» Stored data

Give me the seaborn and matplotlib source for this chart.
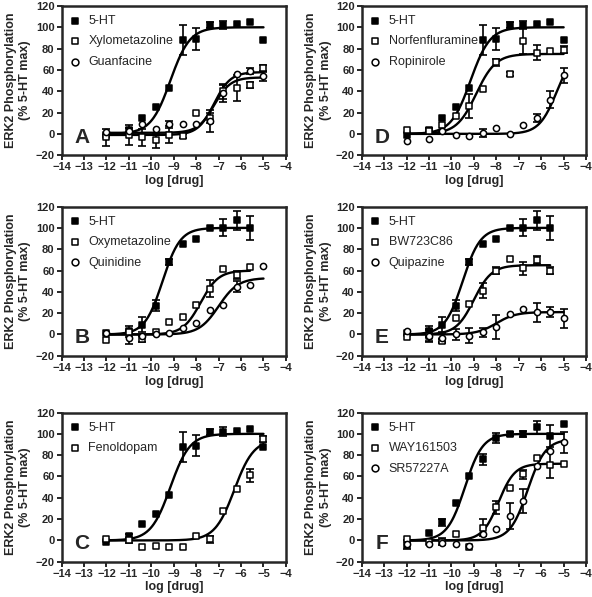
import numpy as np
import pandas as pd
import seaborn as sns
import matplotlib.pyplot as plt

nan = np.nan
log_dose = [-12, -11, -10.4, -9.8, -9.2, -8.6, -8.0, -7.4, -6.8, -6.2, -5.6, -5.0]

# 5-HT reference (panels A, C, D)
ht_acd = [-1, 4, 15, 25, 43, 88, 89, 102, 102, 103, 105, 88]
ht_acd_err = [0, 2, 0, 0, 0, 14, 10, 3, 4, 0, 0, 0]
# 5-HT reference (panels B, E)
ht_be = [1, 3, 9, 27, 68, 85, 90, 100, 100, 107, 100, nan]
ht_be_err = [0, 5, 7, 5, 3, 0, 0, 0, 8, 9, 11, nan]
# 5-HT reference (panel F)
ht_f = [-4, 7, 17, 35, 60, 76, 96, 100, 100, 106, 98, 109]
ht_f_err = [4, 0, 3, 0, 0, 5, 5, 2, 3, 6, 10, 0]

xylo = [-3, -1, -3, -6, -1, -2, 20, 15, 40, 43, 46, 62]
xylo_err = [8, 9, 8, 7, 8, 2, 0, 5, 7, 12, 3, 3]
guan = [2, 3, 9, 5, 9, 9, 9, 12, 38, 56, 59, 54]
guan_err = [0, 0, 0, 0, 3, 0, 0, 10, 8, 0, 3, 4]

oxy = [-5, 2, -4, 2, 12, 16, 28, 43, 61, 56, 63, nan]
oxy_err = [0, 0, 3, 0, 0, 0, 0, 8, 0, 4, 0, nan]
quin = [1, -3, -1, 0, 1, 6, 11, 23, 28, 45, 46, 64]
quin_err = [0, 6, 0, 0, 0, 0, 0, 0, 0, 5, 0, 0]

fen = [1, 0, -6, -5, -6, -6, 4, 1, 28, 48, 61, 95]
fen_err = [0, 2, 0, 0, 0, 0, 0, 3, 0, 0, 6, 3]

norf = [4, 3, 8, 17, 26, 42, 67, 56, 87, 76, 78, 79]
norf_err = [0, 0, 0, 0, 11, 0, 3, 2, 12, 7, 0, 3]
ropi = [-7, -5, 3, -1, -2, 1, 6, 0, 8, 15, 32, 55]
ropi_err = [0, 0, 0, 0, 0, 4, 0, 0, 0, 4, 8, 7]

bw = [-2, -1, -6, 15, 29, 41, 60, 71, 62, 70, 60, nan]
bw_err = [0, 6, 2, 0, 0, 7, 3, 0, 6, 4, 3, nan]
quip = [3, -1, -3, 0, -1, 2, 7, 19, 24, 21, 21, 15]
quip_err = [0, 5, 4, 5, 7, 4, 11, 0, 0, 9, 5, 9]

way = [1, -1, -1, 6, -6, 12, 31, 49, 62, 77, 71, 72]
way_err = [0, 0, 3, 0, 0, 8, 6, 0, 4, 0, 12, 0]
sr = [-3, -3, -2, -3, -5, 6, 11, 23, 37, 70, 84, 92]
sr_err = [0, 0, 0, 0, 0, 0, 0, 12, 11, 0, 0, 10]

# fitted curve parameters: bottom, top, logEC50, hill
fit_ht_acd = [0, 100, -9.15, 1.0]
fit_ht_be = [0, 100, -9.5, 1.1]
fit_ht_f = [0, 100, -9.4, 1.1]
fit_xylo = [-1, 58, -7.2, 1.2]
fit_guan = [1, 53, -7.2, 1.2]
fit_oxy = [0, 60, -7.8, 1.1]
fit_quin = [0, 53, -7.0, 1.0]
fit_fen = [0, 95, -6.3, 1.0]
fit_norf = [0, 75, -8.9, 1.0]
fit_ropi = [0, 80, -5.3, 1.1]
fit_bw = [0, 65, -9.0, 1.1]
fit_quip = [0, 21, -8.0, 1.0]
fit_way = [0, 72, -7.9, 1.2]
fit_sr = [0, 95, -6.6, 1.1]

panels = [
    ('A', [('5-HT', ht_acd, ht_acd_err, fit_ht_acd, 's', 'black'),
           ('Xylometazoline', xylo, xylo_err, fit_xylo, 's', 'white'),
           ('Guanfacine', guan, guan_err, fit_guan, 'o', 'white')]),
    ('D', [('5-HT', ht_acd, ht_acd_err, fit_ht_acd, 's', 'black'),
           ('Norfenfluramine', norf, norf_err, fit_norf, 's', 'white'),
           ('Ropinirole', ropi, ropi_err, fit_ropi, 'o', 'white')]),
    ('B', [('5-HT', ht_be, ht_be_err, fit_ht_be, 's', 'black'),
           ('Oxymetazoline', oxy, oxy_err, fit_oxy, 's', 'white'),
           ('Quinidine', quin, quin_err, fit_quin, 'o', 'white')]),
    ('E', [('5-HT', ht_be, ht_be_err, fit_ht_be, 's', 'black'),
           ('BW723C86', bw, bw_err, fit_bw, 's', 'white'),
           ('Quipazine', quip, quip_err, fit_quip, 'o', 'white')]),
    ('C', [('5-HT', ht_acd, ht_acd_err, fit_ht_acd, 's', 'black'),
           ('Fenoldopam', fen, fen_err, fit_fen, 's', 'white')]),
    ('F', [('5-HT', ht_f, ht_f_err, fit_ht_f, 's', 'black'),
           ('WAY161503', way, way_err, fit_way, 's', 'white'),
           ('SR57227A', sr, sr_err, fit_sr, 'o', 'white')]),
]

sns.set_style('ticks')
plt.rcParams['font.family'] = ['Liberation Sans', 'DejaVu Sans']

fig = plt.figure(figsize=(5.92, 5.97), dpi=100)
lefts = [0.104, 0.611]
bottoms = [0.740, 0.404, 0.059]
w, h = 0.379, 0.250

for i, (letter, series) in enumerate(panels):
    ax = fig.add_axes([lefts[i % 2], bottoms[i // 2], w, h])
    for name, y, err, p, mk, fc in series:
        df = pd.DataFrame({'x': log_dose, 'y': y, 'err': err}).dropna()
        xs = np.linspace(df['x'].min(), df['x'].max(), 200)
        b, t, ec, hl = p
        curve = pd.DataFrame({'x': xs, 'y': b + (t - b) / (1 + 10 ** ((ec - xs) * hl))})
        sns.lineplot(data=curve, x='x', y='y', ax=ax, color='black', lw=1.7, legend=False)
        e = df[df['err'] > 0]
        ax.errorbar(e['x'], e['y'], yerr=e['err'], fmt='none', ecolor='black',
                    elinewidth=1.2, capsize=3, capthick=1.2, zorder=3)
        sns.scatterplot(data=df, x='x', y='y', ax=ax, marker=mk, s=20, color=fc,
                        edgecolor='black', linewidth=1.1, label=name, zorder=4)
    ax.set_xlim(-14, -4)
    ax.set_ylim(-20, 120)
    ax.set_xticks(range(-14, -3))
    ax.set_yticks(range(-20, 121, 20))
    for lab in ax.get_xticklabels() + ax.get_yticklabels():
        lab.set_fontweight('bold')
    ax.tick_params(labelsize=8, width=1.4, length=3.5, pad=1.5)
    for sp in ax.spines.values():
        sp.set_visible(True)
        sp.set_linewidth(1.8)
    ax.set_xlabel('log [drug]', fontsize=9, fontweight='bold', labelpad=2)
    ax.set_ylabel('ERK2 Phosphorylation\n(% 5-HT max)', fontsize=9,
                  fontweight='bold', labelpad=3, linespacing=1.25)
    ax.text(-13.1, -3, letter, fontsize=15, fontweight='bold', ha='center', va='center')
    ax.legend(loc='upper left', bbox_to_anchor=(0.0, 0.99), frameon=False, fontsize=9,
              handletextpad=0.55, borderaxespad=0.3, borderpad=0.3,
              labelspacing=0.68, handlelength=1.0, markerscale=1.1)

fig.savefig('out.png', dpi=100)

» What to produce
Restate only the lines running from the start of the material above through the line containing "-6.2, -5.6, -5.0]", ends included. No pictures.

» Written solution
Give me the seaborn and matplotlib source for this chart.
import numpy as np
import pandas as pd
import seaborn as sns
import matplotlib.pyplot as plt

nan = np.nan
log_dose = [-12, -11, -10.4, -9.8, -9.2, -8.6, -8.0, -7.4, -6.8, -6.2, -5.6, -5.0]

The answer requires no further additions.